Il Cristo crocefisso sulla croce simbolo dei 4 elementi è una raffigurazione efficace del samsara.
Siamo d'accordissimo. Ma possiamo essere d'accordo anche sul fatto che il Cristo deve sempre tenere la croce dentro di sé? Cito: "nel cuore dei risvegliati vive una croce di fiamma che non brucia" (da: Raphael, citato dal retro di copertina di Discrosi Ispirati di Vivekananda, I Pitagorici).
Tenere sempre viva tale croce. Nonostante un realizzato non ne abbia bisogno, né lo caratterizzi, in quanto egli non è più "qualcuno", ma è consapevolmente solo una forma apparente del Brahman.
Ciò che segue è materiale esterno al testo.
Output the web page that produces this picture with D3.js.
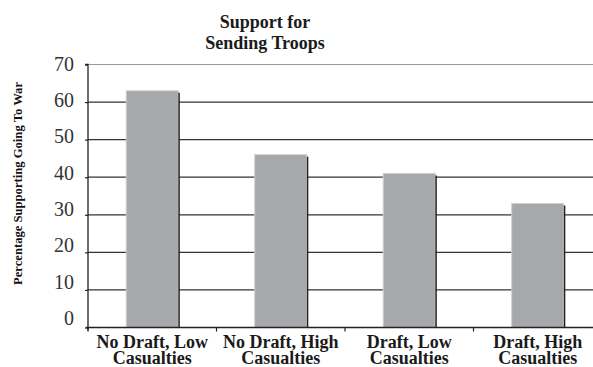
<!DOCTYPE html>
<html>
<head>
<meta charset="utf-8">
<script src="https://cdn.jsdelivr.net/npm/d3@7"></script>
<style>
  body { margin: 0; background: #fff; }
  svg { display: block; }
</style>
</head>
<body>
<svg id="chart" width="593" height="367"></svg>
<script>
// categories, two lines each
const categories = ["No Draft, Low Casualties", "No Draft, High Casualties", "Draft, Low Casualties", "Draft, High Casualties"];
const categoryLines = [["No Draft, Low", "Casualties"], ["No Draft, High", "Casualties"], ["Draft, Low", "Casualties"], ["Draft, High", "Casualties"]];
const support = [63, 46, 41, 33];
const yTicks = [0, 10, 20, 30, 40, 50, 60, 70];
const titleLines = ["Support for", "Sending Troops"];
const yTitle = "Percentage Supporting Going To War";

const svg = d3.select("#chart");
const W = 593;
const plotLeft = 88, plotRight = 602, plotTop = 64.5, plotBottom = 327.5;

const x = d3.scaleBand().domain(categories).range([plotLeft, plotRight]).padding(0);
const y = d3.scaleLinear().domain([0, 70]).range([plotBottom, plotTop]);
// the printed tick labels sit a little above the grid lines
const yLabel = d3.scaleLinear().domain([0, 70]).range([318, 64]);

const serif = "'Liberation Serif', 'Times New Roman', serif";

// grid lines
svg.append("g")
  .selectAll("line")
  .data(yTicks.filter(d => d > 0))
  .join("line")
  .attr("x1", plotLeft).attr("x2", W)
  .attr("y1", d => y(d)).attr("y2", d => y(d))
  .attr("stroke", d => d === 70 ? "#9a9a9a" : "#333")
  .attr("stroke-width", 1.2);

// bars
const barW = x.bandwidth() * 0.405;
const bars = svg.append("g");
bars.selectAll("rect")
  .data(support)
  .join("rect")
  .attr("x", (d, i) => x(categories[i]) + x.bandwidth() / 2 - barW / 2)
  .attr("y", d => y(d))
  .attr("width", barW)
  .attr("height", d => y(0) - y(d))
  .attr("fill", "#a7a8ab")
  .attr("stroke", "#cfcfd1")
  .attr("stroke-width", 1);
// dark shadow edge on the right of each bar
bars.selectAll("line")
  .data(support)
  .join("line")
  .attr("x1", (d, i) => x(categories[i]) + x.bandwidth() / 2 + barW / 2 + 0.8)
  .attr("x2", (d, i) => x(categories[i]) + x.bandwidth() / 2 + barW / 2 + 0.8)
  .attr("y1", d => y(d) + 2)
  .attr("y2", y(0))
  .attr("stroke", "#222")
  .attr("stroke-width", 1.5);

// y axis line + ticks
const yAxis = svg.append("g")
  .attr("transform", `translate(${plotLeft},0)`)
  .call(d3.axisLeft(y).tickValues(yTicks).tickSize(3).tickFormat(""));
yAxis.select(".domain").attr("stroke", "#222").attr("stroke-width", 1.3)
  .attr("d", `M-3,${plotTop}H0V${plotBottom + 3}`);
yAxis.selectAll(".tick line").attr("stroke", "#222").attr("stroke-width", 1.2);

// y tick labels
const yLab = svg.append("g")
  .attr("transform", `translate(${plotLeft},0)`)
  .call(d3.axisLeft(yLabel).tickValues(yTicks).tickSize(0).tickPadding(14));
yLab.select(".domain").remove();
yLab.selectAll("text")
  .attr("font-family", serif)
  .attr("font-size", 20)
  .attr("fill", "#333");

// x axis
const xAxis = svg.append("g")
  .attr("transform", `translate(0,${plotBottom})`);
xAxis.append("line")
  .attr("x1", plotLeft - 2).attr("x2", W)
  .attr("y1", 0).attr("y2", 0)
  .attr("stroke", "#222").attr("stroke-width", 1.3);
xAxis.selectAll("line.tk")
  .data(categories)
  .join("line")
  .attr("class", "tk")
  .attr("x1", d => x(d)).attr("x2", d => x(d))
  .attr("y1", 0).attr("y2", 4)
  .attr("stroke", "#222").attr("stroke-width", 1.2);

// category labels, one text per line
const xLabRows = [];
categories.forEach((c, i) => categoryLines[i].forEach((t, j) => xLabRows.push({ cat: c, line: j, text: t })));
svg.append("g")
  .selectAll("text")
  .data(xLabRows)
  .join("text")
  .attr("x", d => x(d.cat) + x.bandwidth() / 2)
  .attr("y", d => 347.5 + d.line * 16)
  .attr("text-anchor", "middle")
  .attr("font-family", serif)
  .attr("font-size", 18)
  .attr("font-weight", "bold")
  .attr("fill", "#1a1a1a")
  .text(d => d.text);

// title
svg.append("g")
  .selectAll("text")
  .data(titleLines)
  .join("text")
  .attr("x", 265)
  .attr("y", (d, i) => 28 + i * 21)
  .attr("text-anchor", "middle")
  .attr("font-family", serif)
  .attr("font-size", 18)
  .attr("font-weight", "bold")
  .attr("fill", "#1a1a1a")
  .text(d => d);

// y axis title
svg.append("text")
  .attr("transform", "translate(22,183.5) rotate(-90)")
  .attr("text-anchor", "middle")
  .attr("font-family", serif)
  .attr("font-size", 11.5)
  .attr("font-weight", "bold")
  .attr("fill", "#111")
  .attr("textLength", 203)
  .attr("lengthAdjust", "spacingAndGlyphs")
  .text(yTitle);
</script>
</body>
</html>
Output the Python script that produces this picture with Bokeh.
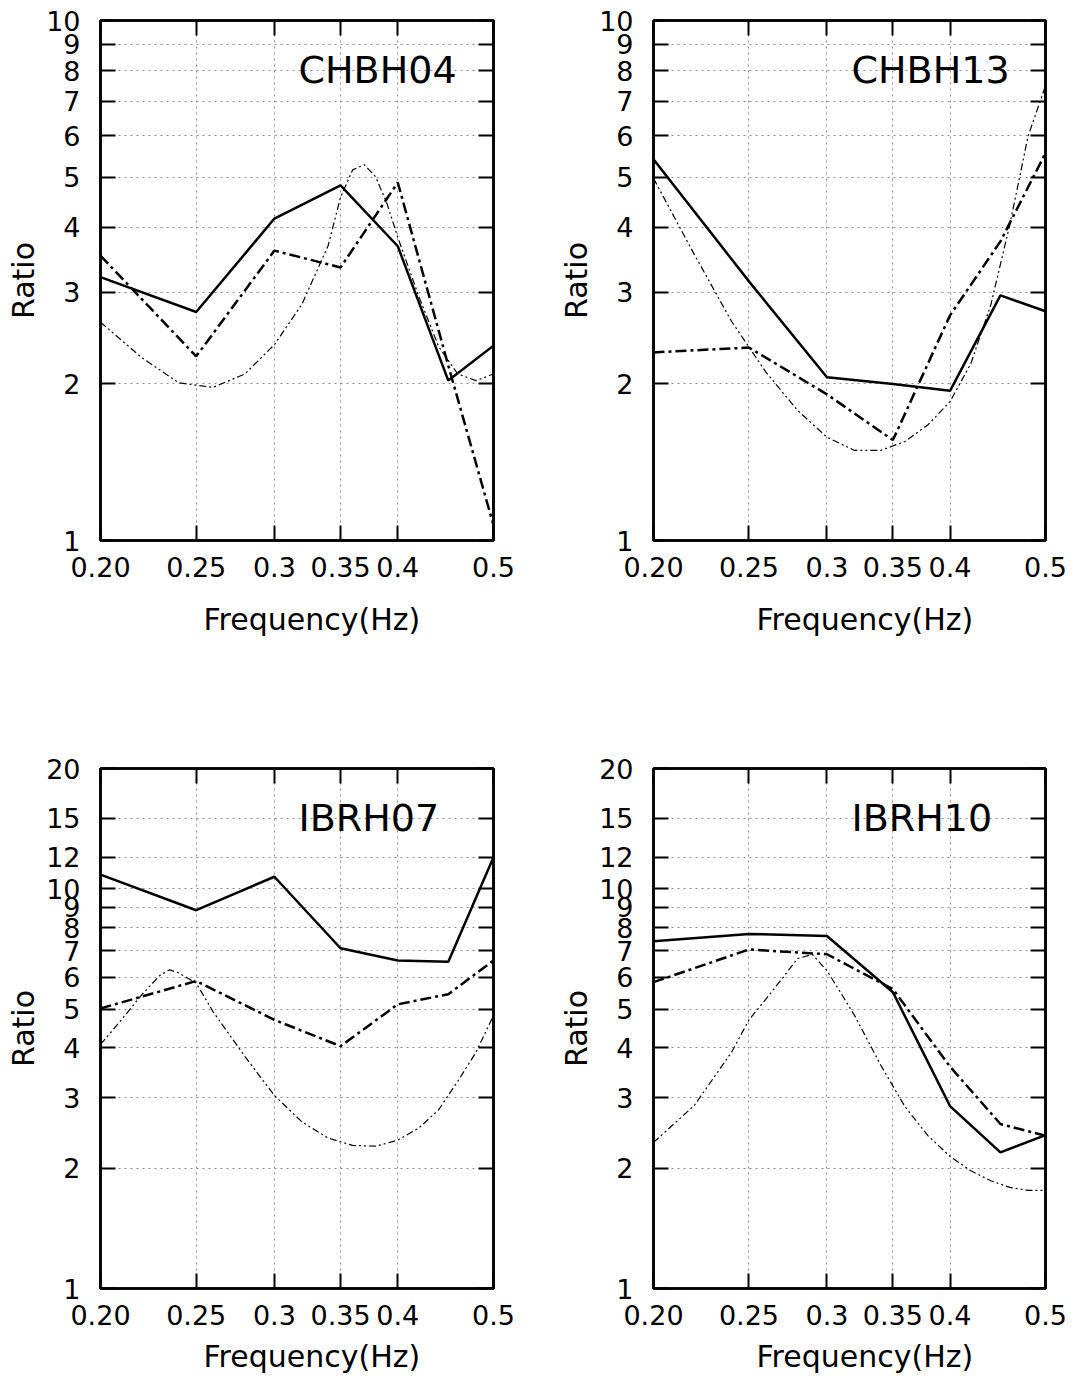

Altrimenti sulla croce dovrà salirci di nuovo, Cristo (un nuovo jiva, o meglio, il Brahman quale unica vera soggettività, quando crederà di nuovo di essere un jiva), con tutte le paure e le sofferenze che ciò ha comportato; che è esattamente ciò che è successo a Cristo, prima di rendere l'anima a Dio, risorgere ed ascendere (prendiamo alla lettera la scrittura biblica ai fini del mito del Cristo che hai proposto).